I DIDN’T make many plans for this week, largely because I, like everybody else, didn’t know what was likely to be happening. I even, partly, believed the bluff and bluster from Boris Johnson – time and again I watched his speeches and thought he really was setting himself up for a fall if he didn’t deliver.
Yet so he has. It turns out he’s just a chancer after all. This week was always going to be a long one, and so it has already proven to be. Tomorrow we have my fourth non-Brexit day. Hard on the heels of March 29, April 12 and May 22, I can now add October 31 to my list. But it has been tough. We left Strasbourg last week not sure even if we would ever see Brussels as MEPs again, but we received an email from the finance office yesterday that we can indeed book travel to Brussels and the job continues. Good. Another extension gives us more time to find solutions and, crucially, keeps us in.
It’s safe to say Westminster is a mess, and I have nothing but admiration for our SNP guys working away down there in awful circumstances. But I’ve been spending a lot of time on the doors in and around Stirling lately and I’m noticing a few interesting things.
There is a scunner factor with politics, absolutely. People are sick of Brexit and “make it work or make it stop” is a regular line. But that anger is not attaching to us, and nobody seems to be falling for the Tory “let’s get Brexit sorted” line – which, I’ll be honest, I thought would be quite appealing. Mr Johnson’s deal is nothing of the sort, it is only an 18-month postponement of the cliff-edge and people are smart enough to see that, even through the tsunami of partisan hackery we’ve seen from parts of the media.
I’ve also noticed an interesting change in people who would usually be Tory voters – they’re a lot less keen on these Tories. People that might have voted for Michael Forsyth and One Nation Tories don’t like this lot. One thing that has been raised with me a number of times is Jacob Rees-Mogg lounging on the green benches like he owns the place. Lately, Ruth Davidson’s second job has caused real and genuine offence. Any detoxification she might have managed is now assuredly a thing of the past.
There’s also an interesting dynamic at play that proves who gets selected to fight a seat is so important. Davidson achieved the success she achieved by targeting a specifically Unionist vote, which had been out there but had not been cultivated, so many of the people elected are less conservative and more Unionist. Beyond the constitution, there isn’t actually a lot of ideology there.
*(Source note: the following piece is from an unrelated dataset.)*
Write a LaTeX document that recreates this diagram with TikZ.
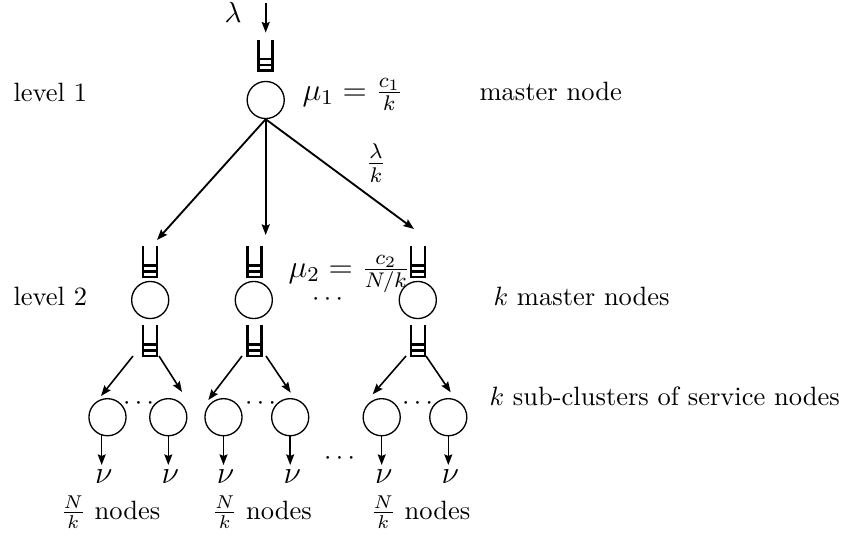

So there isn’t much of a track record of actual achievement, and they’re falling back on vacuous platitudes when people want real answers.
READ MORE: Five ways Scotland has been shafted by Westminster on Brexit
Also, beyond a smaller and smaller group of red, white and blue fans, the people of Scotland are pretty pragmatic on the constitution and open to a discussion about what works best, especially in the face of Tory chaos inflicted on us by a Government that clearly does not respect Scottish interests.
I was struck by the comments of Mark Drakeford, the Welsh First Minister, in his joint press conference with Nicola Sturgeon: “I’ve come to believe in the end it is the Unionists who will see off the Union because of their carelessness about it, their unwillingness to give the time, attention and thought that needs to be given to how the UK will operate the other side of Brexit.”
Coming from him that’s quite a statement. I’ve gone back to my books on the Czechoslovakian Velvet Divorce lately, I was lucky enough to study in Warsaw in the mid-90s so studied it closely at the time. There was a moment in Czechoslovak politics when too few people thought maintaining the Union was worth the candle, because they were increasingly clearly two different places. On issue after issue, Scotland has made different choices, especially on Brexit but not just Brexit – our sense of ourselves and our place in the world. We’re a Northern European social democracy, like all smaller countries keener on multilateralism and co-operation. The UK isn’t, or at least doesn’t feel like it, at a time when Ireland has given us a master class in what independence in Europe looks like. We want different things, the rest will follow.
So on Thursday I’ll be doing what I’m doing all week, working on MEP constituency issues and going out campaigning. But I’ll also spare a thought for the victory we have won over this chaotic shower of bullies that calls itself the UK Government. The thing about the SNP many people don’t understand is that we’re not just a party, we’re a cause, and the big prize is yet to come.